## [Required task]
Reproduce, character for character, the lines below from the first through the one with "const toXY = arr". Leave pictures out.

begin Dataset section

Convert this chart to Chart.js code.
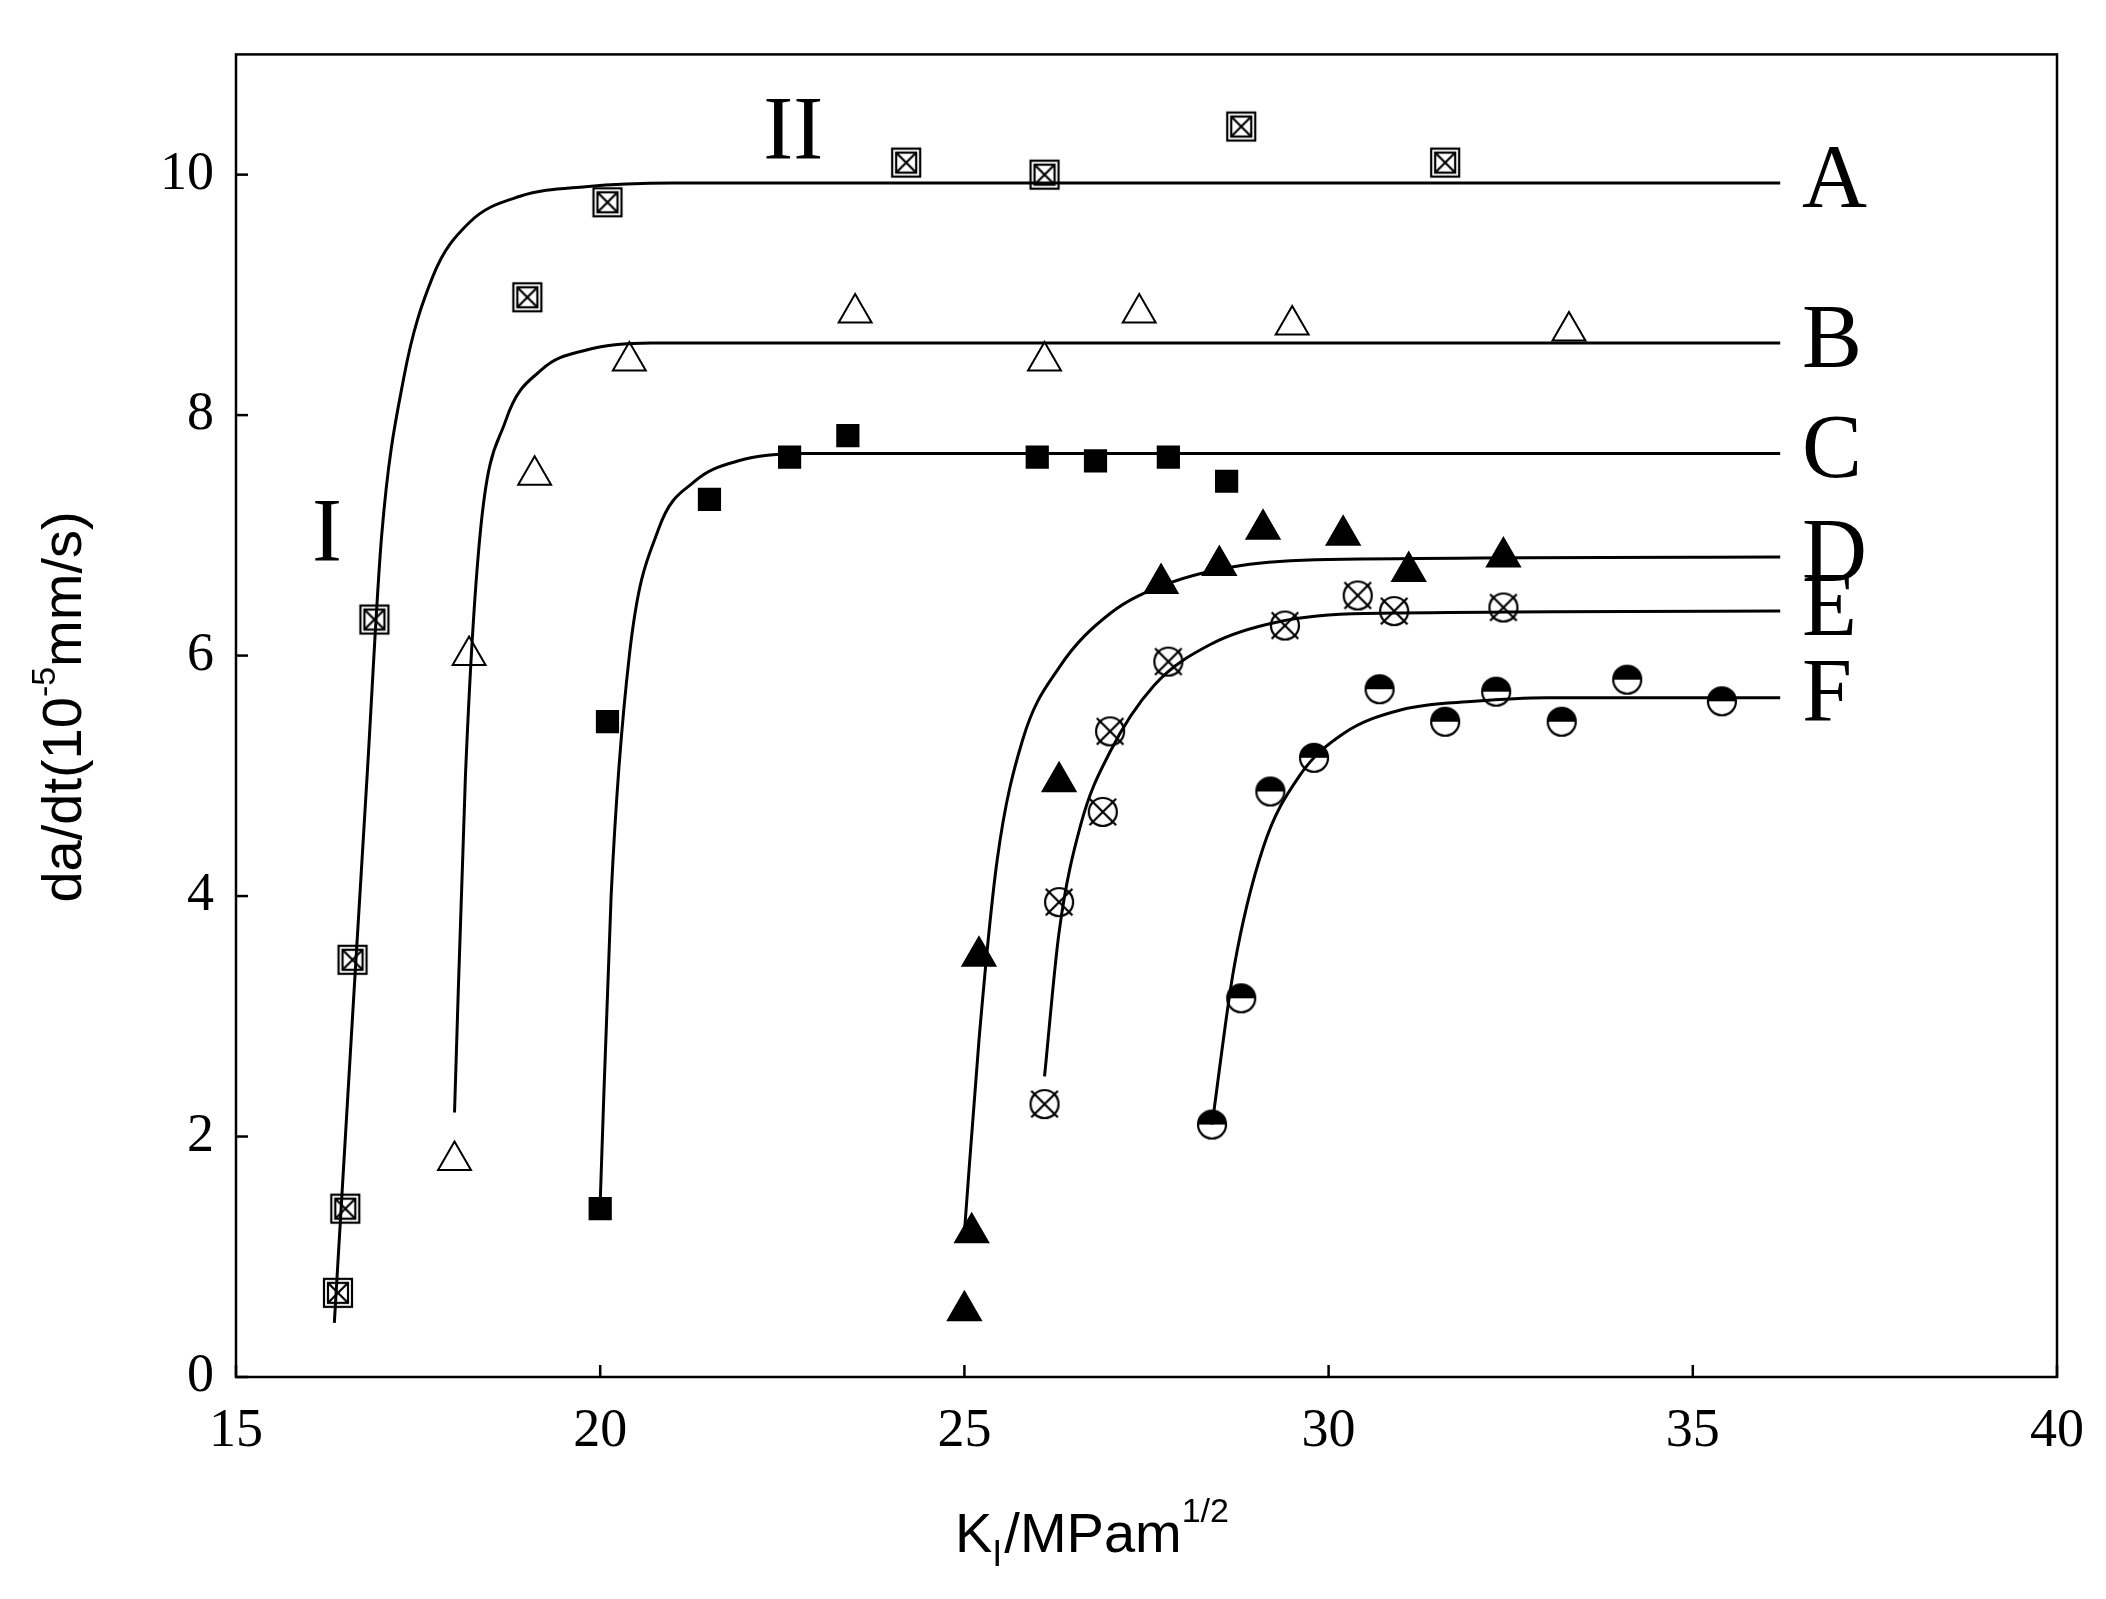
<!DOCTYPE html>
<html>
<head>
<meta charset="utf-8">
<script src="https://cdn.jsdelivr.net/npm/chart.js@4"></script>
<style>
  html, body { margin: 0; padding: 0; background: #fff; }
  #wrap { width: 2106px; height: 1599px; }
</style>
</head>
<body>
<div id="wrap"><canvas id="chart"></canvas></div>
<script>
// measured points (K_I, da/dt)
const seriesA = [[16.4,0.7],[16.5,1.4],[16.6,3.47],[16.9,6.3],[19.0,8.98],[20.1,9.77],[24.2,10.1],[26.1,10.0],[28.8,10.4],[31.6,10.1]];
const seriesB = [[18.0,1.8],[18.2,6.0],[19.1,7.5],[20.4,8.45],[23.5,8.85],[26.1,8.45],[27.4,8.85],[29.5,8.75],[33.3,8.7]];
const seriesC = [[20.0,1.4],[20.1,5.45],[21.5,7.3],[22.6,7.65],[23.4,7.83],[26.0,7.65],[26.8,7.62],[27.8,7.65],[28.6,7.45]];
const seriesD = [[25.0,0.55],[25.1,1.2],[25.2,3.5],[26.3,4.95],[27.7,6.6],[28.5,6.75],[29.1,7.05],[30.2,7.0],[31.1,6.7],[32.4,6.82]];
const seriesE = [[26.1,2.27],[26.3,3.95],[26.9,4.7],[27.0,5.37],[27.8,5.95],[29.4,6.25],[30.4,6.5],[30.9,6.37],[32.4,6.4]];
const seriesF = [[28.4,2.1],[28.8,3.15],[29.2,4.87],[29.8,5.15],[30.7,5.72],[31.6,5.45],[32.3,5.7],[33.2,5.45],[34.1,5.8],[35.4,5.62]];

// fitted curves
const curveA = [[16.35,0.45],[16.6,3],[16.8,5],[17.0,7],[17.3,8.3],[17.7,9.15],[18.2,9.6],[18.9,9.82],[19.8,9.9],[21.0,9.93],[36.2,9.93]];
const curveB = [[18.0,2.2],[18.15,5],[18.35,7],[18.7,7.95],[19.2,8.38],[19.8,8.54],[20.7,8.6],[36.2,8.6]];
const curveC = [[20.0,1.45],[20.15,4],[20.4,6],[20.8,7.05],[21.3,7.45],[21.9,7.62],[22.8,7.68],[36.2,7.68]];
const curveD = [[25.0,1.2],[25.2,2.8],[25.45,4.3],[25.8,5.3],[26.3,5.9],[27.0,6.35],[27.8,6.6],[28.8,6.75],[30.0,6.8],[36.2,6.82]];
const curveE = [[26.1,2.5],[26.3,3.7],[26.6,4.6],[27.0,5.2],[27.6,5.75],[28.4,6.1],[29.3,6.28],[30.5,6.35],[36.2,6.37]];
const curveF = [[28.4,2.1],[28.7,3.4],[29.1,4.4],[29.6,5.0],[30.2,5.35],[31.0,5.55],[32.0,5.62],[33.0,5.65],[36.2,5.65]];

const curveLabels = ['A', 'B', 'C', 'D', 'E', 'F'];
const labelY = [9.93, 8.6, 7.68, 6.82, 6.37, 5.65];
const regionLabels = [['I', 16.25, 6.98], ['II', 22.65, 10.33]];

const xTicks = [15, 20, 25, 30, 35, 40];
const yTicks = [0, 2, 4, 6, 8, 10];

const toXY = arr => arr.map(p => ({ x: p[0], y: p[1] }));

// marker images
function marker(kind) {
    const s = 36, c = document.createElement('canvas');
    c.width = s; c.height = s;
    const g = c.getContext('2d');
    g.strokeStyle = '#000'; g.fillStyle = '#000'; g.lineWidth = 2.2;
    const m = s / 2, r = 14;
    if (kind === 'boxx') {
        g.fillStyle = '#fff';
        g.fillRect(m - r, m - r, 2 * r, 2 * r);
        g.strokeRect(m - r, m - r, 2 * r, 2 * r);
        g.strokeRect(m - r + 4, m - r + 4, 2 * r - 8, 2 * r - 8);
        g.beginPath();
        g.moveTo(m - r + 4, m - r + 4); g.lineTo(m + r - 4, m + r - 4);
        g.moveTo(m + r - 4, m - r + 4); g.lineTo(m - r + 4, m + r - 4);
        g.stroke();
    } else if (kind === 'circx') {
        g.fillStyle = '#fff';
        g.beginPath(); g.arc(m, m, r, 0, Math.PI * 2); g.fill(); g.stroke();
        const d = r * 0.95;
        g.beginPath();
        g.moveTo(m - d, m - d); g.lineTo(m + d, m + d);
        g.moveTo(m + d, m - d); g.lineTo(m - d, m + d);
        g.stroke();
    } else if (kind === 'half') {
        g.fillStyle = '#fff';
        g.beginPath(); g.arc(m, m, r, 0, Math.PI * 2); g.fill();
        g.fillStyle = '#000';
        g.beginPath(); g.arc(m, m, r, Math.PI, 0); g.closePath(); g.fill();
        g.beginPath(); g.arc(m, m, r, 0, Math.PI * 2); g.stroke();
    }
    return c;
}

const pts = (data, style, fill, radius) => ({
    type: 'scatter', data: toXY(data), pointStyle: style, pointRadius: radius,
    backgroundColor: fill, borderColor: '#000', borderWidth: 2, showLine: false
});
const line = data => ({
    type: 'line', data: toXY(data), borderColor: '#000', borderWidth: 3,
    pointRadius: 0, cubicInterpolationMode: 'monotone', fill: false
});

const frame = {
    id: 'frame',
    afterDraw(chart) {
        const { ctx, chartArea: a, scales: { x, y } } = chart;
        ctx.save();
        ctx.strokeStyle = '#000'; ctx.lineWidth = 2.5;
        ctx.strokeRect(a.left, a.top, a.right - a.left, a.bottom - a.top);
        // inward ticks
        xTicks.forEach(v => {
            const px = x.getPixelForValue(v);
            ctx.beginPath(); ctx.moveTo(px, a.bottom); ctx.lineTo(px, a.bottom - 12); ctx.stroke();
        });
        yTicks.forEach(v => {
            const py = y.getPixelForValue(v);
            ctx.beginPath(); ctx.moveTo(a.left, py); ctx.lineTo(a.left + 12, py); ctx.stroke();
        });
        ctx.fillStyle = '#000';
        ctx.font = '90px "Liberation Serif"';
        ctx.textBaseline = 'middle';
        ctx.textAlign = 'left';
        curveLabels.forEach((t, i) => {
            ctx.fillText(t, x.getPixelForValue(36.5), y.getPixelForValue(labelY[i]));
        });
        ctx.textAlign = 'center';
        regionLabels.forEach(r => ctx.fillText(r[0], x.getPixelForValue(r[1]), y.getPixelForValue(r[2])));

        // x title: K_I/MPam^1/2
        ctx.font = '56px "Liberation Sans"';
        ctx.textAlign = 'left';
        ctx.textBaseline = 'alphabetic';
        const bx = 955, by = 1552;
        ctx.fillText('K', bx, by);
        let w = ctx.measureText('K').width;
        ctx.font = '36px "Liberation Sans"';
        ctx.fillText('I', bx + w, by + 14);
        w += ctx.measureText('I').width + 2;
        ctx.font = '56px "Liberation Sans"';
        ctx.fillText('/MPam', bx + w, by);
        w += ctx.measureText('/MPam').width;
        ctx.font = '34px "Liberation Sans"';
        ctx.fillText('1/2', bx + w, by - 30);

        // y title
        ctx.translate(62, 707);
        ctx.rotate(-Math.PI / 2);
        const parts = [['da/dt(10', 56, 0], ['-5', 34, -26], ['mm/s)', 56, 0]];
        let total = 0;
        parts.forEach(p => { ctx.font = p[1] + 'px "Liberation Sans"'; total += ctx.measureText(p[0]).width; });
        let cx = -total / 2;
        parts.forEach(p => {
            ctx.font = p[1] + 'px "Liberation Sans"';
            ctx.fillText(p[0], cx, 19 + p[2]);
            cx += ctx.measureText(p[0]).width;
        });
        ctx.restore();
    }
};

new Chart(document.getElementById('chart'), {
    data: {
        datasets: [
            line(curveA), line(curveB), line(curveC), line(curveD), line(curveE), line(curveF),
            pts(seriesA, marker('boxx'), '#fff', 15),
            pts(seriesB, 'triangle', '#fff', 19),
            pts(seriesC, 'rect', '#000', 15),
            pts(seriesD, 'triangle', '#000', 19),
            pts(seriesE, marker('circx'), '#fff', 15),
            pts(seriesF, marker('half'), '#fff', 15)
        ]
    },
    options: {
        responsive: true,
        maintainAspectRatio: false,
        animation: false,
        layout: { padding: { top: 10, right: 40, left: 0, bottom: 0 } },
        plugins: { legend: { display: false }, tooltip: { enabled: false } },
        scales: {
            x: {
                type: 'linear', min: 15, max: 40,
                afterFit: s => { s.height = 222; },
                afterBuildTicks: s => { s.ticks = xTicks.map(v => ({ value: v })); },
                grid: { display: false, drawTicks: false },
                border: { display: false },
                ticks: { color: '#000', padding: 22, font: { family: 'Liberation Serif', size: 54 } }
            },
            y: {
                type: 'linear', min: 0, max: 11,
                afterFit: s => { s.width = 236; },
                afterBuildTicks: s => { s.ticks = yTicks.map(v => ({ value: v })); },
                grid: { display: false, drawTicks: false },
                border: { display: false },
                ticks: { color: '#000', padding: 22, font: { family: 'Liberation Serif', size: 54 } }
            }
        }
    },
    plugins: [frame]
});
</script>
</body>
</html>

end Dataset section

## [Solution to the problem]
Convert this chart to Chart.js code.
<!DOCTYPE html>
<html>
<head>
<meta charset="utf-8">
<script src="https://cdn.jsdelivr.net/npm/chart.js@4"></script>
<style>
  html, body { margin: 0; padding: 0; background: #fff; }
  #wrap { width: 2106px; height: 1599px; }
</style>
</head>
<body>
<div id="wrap"><canvas id="chart"></canvas></div>
<script>
// measured points (K_I, da/dt)
const seriesA = [[16.4,0.7],[16.5,1.4],[16.6,3.47],[16.9,6.3],[19.0,8.98],[20.1,9.77],[24.2,10.1],[26.1,10.0],[28.8,10.4],[31.6,10.1]];
const seriesB = [[18.0,1.8],[18.2,6.0],[19.1,7.5],[20.4,8.45],[23.5,8.85],[26.1,8.45],[27.4,8.85],[29.5,8.75],[33.3,8.7]];
const seriesC = [[20.0,1.4],[20.1,5.45],[21.5,7.3],[22.6,7.65],[23.4,7.83],[26.0,7.65],[26.8,7.62],[27.8,7.65],[28.6,7.45]];
const seriesD = [[25.0,0.55],[25.1,1.2],[25.2,3.5],[26.3,4.95],[27.7,6.6],[28.5,6.75],[29.1,7.05],[30.2,7.0],[31.1,6.7],[32.4,6.82]];
const seriesE = [[26.1,2.27],[26.3,3.95],[26.9,4.7],[27.0,5.37],[27.8,5.95],[29.4,6.25],[30.4,6.5],[30.9,6.37],[32.4,6.4]];
const seriesF = [[28.4,2.1],[28.8,3.15],[29.2,4.87],[29.8,5.15],[30.7,5.72],[31.6,5.45],[32.3,5.7],[33.2,5.45],[34.1,5.8],[35.4,5.62]];

// fitted curves
const curveA = [[16.35,0.45],[16.6,3],[16.8,5],[17.0,7],[17.3,8.3],[17.7,9.15],[18.2,9.6],[18.9,9.82],[19.8,9.9],[21.0,9.93],[36.2,9.93]];
const curveB = [[18.0,2.2],[18.15,5],[18.35,7],[18.7,7.95],[19.2,8.38],[19.8,8.54],[20.7,8.6],[36.2,8.6]];
const curveC = [[20.0,1.45],[20.15,4],[20.4,6],[20.8,7.05],[21.3,7.45],[21.9,7.62],[22.8,7.68],[36.2,7.68]];
const curveD = [[25.0,1.2],[25.2,2.8],[25.45,4.3],[25.8,5.3],[26.3,5.9],[27.0,6.35],[27.8,6.6],[28.8,6.75],[30.0,6.8],[36.2,6.82]];
const curveE = [[26.1,2.5],[26.3,3.7],[26.6,4.6],[27.0,5.2],[27.6,5.75],[28.4,6.1],[29.3,6.28],[30.5,6.35],[36.2,6.37]];
const curveF = [[28.4,2.1],[28.7,3.4],[29.1,4.4],[29.6,5.0],[30.2,5.35],[31.0,5.55],[32.0,5.62],[33.0,5.65],[36.2,5.65]];

const curveLabels = ['A', 'B', 'C', 'D', 'E', 'F'];
const labelY = [9.93, 8.6, 7.68, 6.82, 6.37, 5.65];
const regionLabels = [['I', 16.25, 6.98], ['II', 22.65, 10.33]];

const xTicks = [15, 20, 25, 30, 35, 40];
const yTicks = [0, 2, 4, 6, 8, 10];

const toXY = arr => arr.map(p => ({ x: p[0], y: p[1] }));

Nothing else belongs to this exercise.